[Provided data start]

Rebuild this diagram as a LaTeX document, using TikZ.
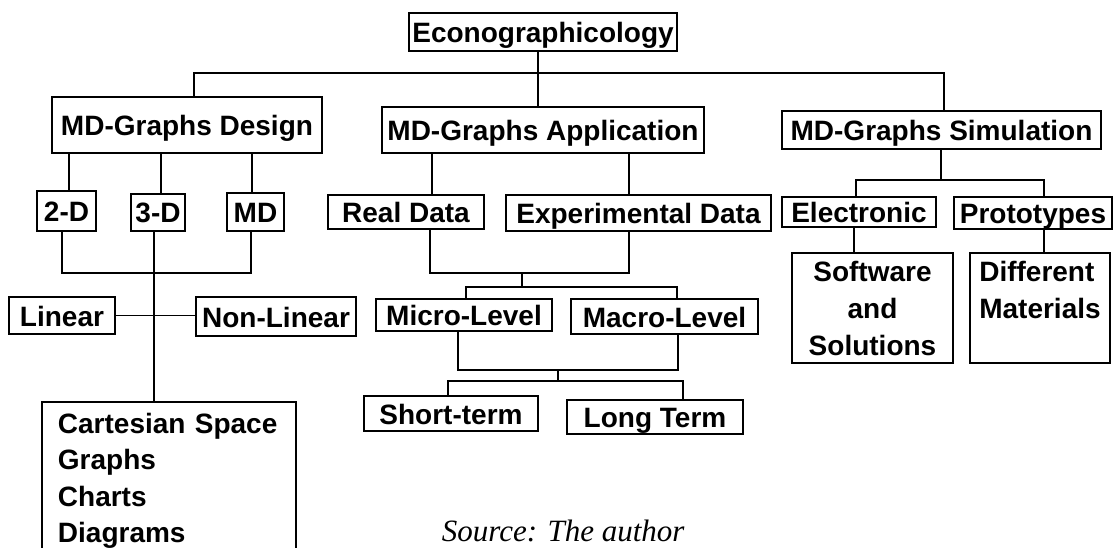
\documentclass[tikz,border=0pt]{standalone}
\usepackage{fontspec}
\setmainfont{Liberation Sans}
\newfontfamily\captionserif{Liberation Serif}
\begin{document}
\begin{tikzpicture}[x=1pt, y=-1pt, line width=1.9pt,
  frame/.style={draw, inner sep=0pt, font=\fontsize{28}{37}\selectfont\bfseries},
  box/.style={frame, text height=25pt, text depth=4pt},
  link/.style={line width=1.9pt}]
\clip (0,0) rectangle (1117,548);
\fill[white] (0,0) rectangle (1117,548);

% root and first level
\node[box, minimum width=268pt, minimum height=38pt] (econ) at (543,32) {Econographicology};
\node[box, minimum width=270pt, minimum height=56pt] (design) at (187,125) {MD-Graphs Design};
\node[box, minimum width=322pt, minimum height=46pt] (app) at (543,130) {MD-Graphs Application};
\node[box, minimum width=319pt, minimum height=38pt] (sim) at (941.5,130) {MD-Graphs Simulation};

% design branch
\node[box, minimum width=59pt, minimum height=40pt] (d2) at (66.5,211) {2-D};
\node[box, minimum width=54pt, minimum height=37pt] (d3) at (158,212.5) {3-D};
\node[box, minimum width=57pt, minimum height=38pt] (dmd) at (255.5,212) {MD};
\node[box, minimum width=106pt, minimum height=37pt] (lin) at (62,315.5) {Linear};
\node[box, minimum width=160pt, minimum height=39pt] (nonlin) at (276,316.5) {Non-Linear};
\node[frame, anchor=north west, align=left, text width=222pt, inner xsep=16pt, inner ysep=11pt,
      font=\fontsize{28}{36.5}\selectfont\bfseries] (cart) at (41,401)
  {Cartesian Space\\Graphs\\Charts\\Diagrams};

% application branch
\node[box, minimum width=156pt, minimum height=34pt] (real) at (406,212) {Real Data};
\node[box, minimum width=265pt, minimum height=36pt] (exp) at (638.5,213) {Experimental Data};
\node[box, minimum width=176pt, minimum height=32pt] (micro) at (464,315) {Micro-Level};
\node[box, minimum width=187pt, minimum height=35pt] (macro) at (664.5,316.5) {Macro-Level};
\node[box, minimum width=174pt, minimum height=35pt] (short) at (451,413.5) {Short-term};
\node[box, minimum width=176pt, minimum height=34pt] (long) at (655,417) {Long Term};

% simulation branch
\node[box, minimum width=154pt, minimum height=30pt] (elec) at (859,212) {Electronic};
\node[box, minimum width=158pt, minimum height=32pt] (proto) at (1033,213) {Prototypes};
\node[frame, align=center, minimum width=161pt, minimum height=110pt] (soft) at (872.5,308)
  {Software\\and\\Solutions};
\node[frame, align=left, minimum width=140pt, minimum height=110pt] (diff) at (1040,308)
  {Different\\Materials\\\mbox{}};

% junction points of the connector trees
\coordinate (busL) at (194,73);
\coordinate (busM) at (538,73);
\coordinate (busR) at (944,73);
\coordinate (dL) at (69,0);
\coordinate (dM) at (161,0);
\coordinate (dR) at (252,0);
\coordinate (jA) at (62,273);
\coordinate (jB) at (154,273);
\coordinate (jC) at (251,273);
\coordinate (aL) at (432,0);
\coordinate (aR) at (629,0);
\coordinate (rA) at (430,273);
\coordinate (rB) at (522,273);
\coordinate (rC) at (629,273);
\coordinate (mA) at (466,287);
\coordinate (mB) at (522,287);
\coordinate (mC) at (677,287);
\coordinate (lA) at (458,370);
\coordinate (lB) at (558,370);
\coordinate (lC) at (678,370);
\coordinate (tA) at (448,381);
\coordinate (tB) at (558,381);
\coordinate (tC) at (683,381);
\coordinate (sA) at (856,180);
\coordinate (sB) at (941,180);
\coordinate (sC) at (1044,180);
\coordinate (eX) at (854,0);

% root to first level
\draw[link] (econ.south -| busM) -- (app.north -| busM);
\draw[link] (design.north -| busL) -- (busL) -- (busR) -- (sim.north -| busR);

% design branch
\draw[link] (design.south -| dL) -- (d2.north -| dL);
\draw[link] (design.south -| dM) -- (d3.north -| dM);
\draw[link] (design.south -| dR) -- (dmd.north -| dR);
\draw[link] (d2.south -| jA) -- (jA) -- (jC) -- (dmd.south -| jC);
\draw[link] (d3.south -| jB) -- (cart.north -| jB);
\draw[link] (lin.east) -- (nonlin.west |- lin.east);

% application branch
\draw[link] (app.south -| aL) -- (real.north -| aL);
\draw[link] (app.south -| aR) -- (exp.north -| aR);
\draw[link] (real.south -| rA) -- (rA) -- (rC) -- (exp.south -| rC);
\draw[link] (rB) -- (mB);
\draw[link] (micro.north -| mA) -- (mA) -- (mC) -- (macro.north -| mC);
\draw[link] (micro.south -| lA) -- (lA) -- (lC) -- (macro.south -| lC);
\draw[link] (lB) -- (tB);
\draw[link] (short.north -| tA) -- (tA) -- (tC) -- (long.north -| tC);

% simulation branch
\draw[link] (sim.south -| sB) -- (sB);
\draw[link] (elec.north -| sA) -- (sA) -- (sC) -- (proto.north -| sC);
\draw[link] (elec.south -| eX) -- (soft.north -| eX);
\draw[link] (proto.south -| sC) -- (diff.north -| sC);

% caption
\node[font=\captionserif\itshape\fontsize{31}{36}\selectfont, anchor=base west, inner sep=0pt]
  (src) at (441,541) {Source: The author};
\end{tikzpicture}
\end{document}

[Provided data end]

▶ **What you are asked to do**
Omit the pictures, then output the rest of the listing exactly.

▶ **The completed task**
Rebuild this diagram as a LaTeX document, using TikZ.
\documentclass[tikz,border=0pt]{standalone}
\usepackage{fontspec}
\setmainfont{Liberation Sans}
\newfontfamily\captionserif{Liberation Serif}
\begin{document}
\begin{tikzpicture}[x=1pt, y=-1pt, line width=1.9pt,
  frame/.style={draw, inner sep=0pt, font=\fontsize{28}{37}\selectfont\bfseries},
  box/.style={frame, text height=25pt, text depth=4pt},
  link/.style={line width=1.9pt}]
\clip (0,0) rectangle (1117,548);
\fill[white] (0,0) rectangle (1117,548);

% root and first level
\node[box, minimum width=268pt, minimum height=38pt] (econ) at (543,32) {Econographicology};
\node[box, minimum width=270pt, minimum height=56pt] (design) at (187,125) {MD-Graphs Design};
\node[box, minimum width=322pt, minimum height=46pt] (app) at (543,130) {MD-Graphs Application};
\node[box, minimum width=319pt, minimum height=38pt] (sim) at (941.5,130) {MD-Graphs Simulation};

% design branch
\node[box, minimum width=59pt, minimum height=40pt] (d2) at (66.5,211) {2-D};
\node[box, minimum width=54pt, minimum height=37pt] (d3) at (158,212.5) {3-D};
\node[box, minimum width=57pt, minimum height=38pt] (dmd) at (255.5,212) {MD};
\node[box, minimum width=106pt, minimum height=37pt] (lin) at (62,315.5) {Linear};
\node[box, minimum width=160pt, minimum height=39pt] (nonlin) at (276,316.5) {Non-Linear};
\node[frame, anchor=north west, align=left, text width=222pt, inner xsep=16pt, inner ysep=11pt,
      font=\fontsize{28}{36.5}\selectfont\bfseries] (cart) at (41,401)
  {Cartesian Space\\Graphs\\Charts\\Diagrams};

% application branch
\node[box, minimum width=156pt, minimum height=34pt] (real) at (406,212) {Real Data};
\node[box, minimum width=265pt, minimum height=36pt] (exp) at (638.5,213) {Experimental Data};
\node[box, minimum width=176pt, minimum height=32pt] (micro) at (464,315) {Micro-Level};
\node[box, minimum width=187pt, minimum height=35pt] (macro) at (664.5,316.5) {Macro-Level};
\node[box, minimum width=174pt, minimum height=35pt] (short) at (451,413.5) {Short-term};
\node[box, minimum width=176pt, minimum height=34pt] (long) at (655,417) {Long Term};

% simulation branch
\node[box, minimum width=154pt, minimum height=30pt] (elec) at (859,212) {Electronic};
\node[box, minimum width=158pt, minimum height=32pt] (proto) at (1033,213) {Prototypes};
\node[frame, align=center, minimum width=161pt, minimum height=110pt] (soft) at (872.5,308)
  {Software\\and\\Solutions};
\node[frame, align=left, minimum width=140pt, minimum height=110pt] (diff) at (1040,308)
  {Different\\Materials\\\mbox{}};

% junction points of the connector trees
\coordinate (busL) at (194,73);
\coordinate (busM) at (538,73);
\coordinate (busR) at (944,73);
\coordinate (dL) at (69,0);
\coordinate (dM) at (161,0);
\coordinate (dR) at (252,0);
\coordinate (jA) at (62,273);
\coordinate (jB) at (154,273);
\coordinate (jC) at (251,273);
\coordinate (aL) at (432,0);
\coordinate (aR) at (629,0);
\coordinate (rA) at (430,273);
\coordinate (rB) at (522,273);
\coordinate (rC) at (629,273);
\coordinate (mA) at (466,287);
\coordinate (mB) at (522,287);
\coordinate (mC) at (677,287);
\coordinate (lA) at (458,370);
\coordinate (lB) at (558,370);
\coordinate (lC) at (678,370);
\coordinate (tA) at (448,381);
\coordinate (tB) at (558,381);
\coordinate (tC) at (683,381);
\coordinate (sA) at (856,180);
\coordinate (sB) at (941,180);
\coordinate (sC) at (1044,180);
\coordinate (eX) at (854,0);

% root to first level
\draw[link] (econ.south -| busM) -- (app.north -| busM);
\draw[link] (design.north -| busL) -- (busL) -- (busR) -- (sim.north -| busR);

% design branch
\draw[link] (design.south -| dL) -- (d2.north -| dL);
\draw[link] (design.south -| dM) -- (d3.north -| dM);
\draw[link] (design.south -| dR) -- (dmd.north -| dR);
\draw[link] (d2.south -| jA) -- (jA) -- (jC) -- (dmd.south -| jC);
\draw[link] (d3.south -| jB) -- (cart.north -| jB);
\draw[link] (lin.east) -- (nonlin.west |- lin.east);

% application branch
\draw[link] (app.south -| aL) -- (real.north -| aL);
\draw[link] (app.south -| aR) -- (exp.north -| aR);
\draw[link] (real.south -| rA) -- (rA) -- (rC) -- (exp.south -| rC);
\draw[link] (rB) -- (mB);
\draw[link] (micro.north -| mA) -- (mA) -- (mC) -- (macro.north -| mC);
\draw[link] (micro.south -| lA) -- (lA) -- (lC) -- (macro.south -| lC);
\draw[link] (lB) -- (tB);
\draw[link] (short.north -| tA) -- (tA) -- (tC) -- (long.north -| tC);

% simulation branch
\draw[link] (sim.south -| sB) -- (sB);
\draw[link] (elec.north -| sA) -- (sA) -- (sC) -- (proto.north -| sC);
\draw[link] (elec.south -| eX) -- (soft.north -| eX);
\draw[link] (proto.south -| sC) -- (diff.north -| sC);

% caption
\node[font=\captionserif\itshape\fontsize{31}{36}\selectfont, anchor=base west, inner sep=0pt]
  (src) at (441,541) {Source: The author};
\end{tikzpicture}
\end{document}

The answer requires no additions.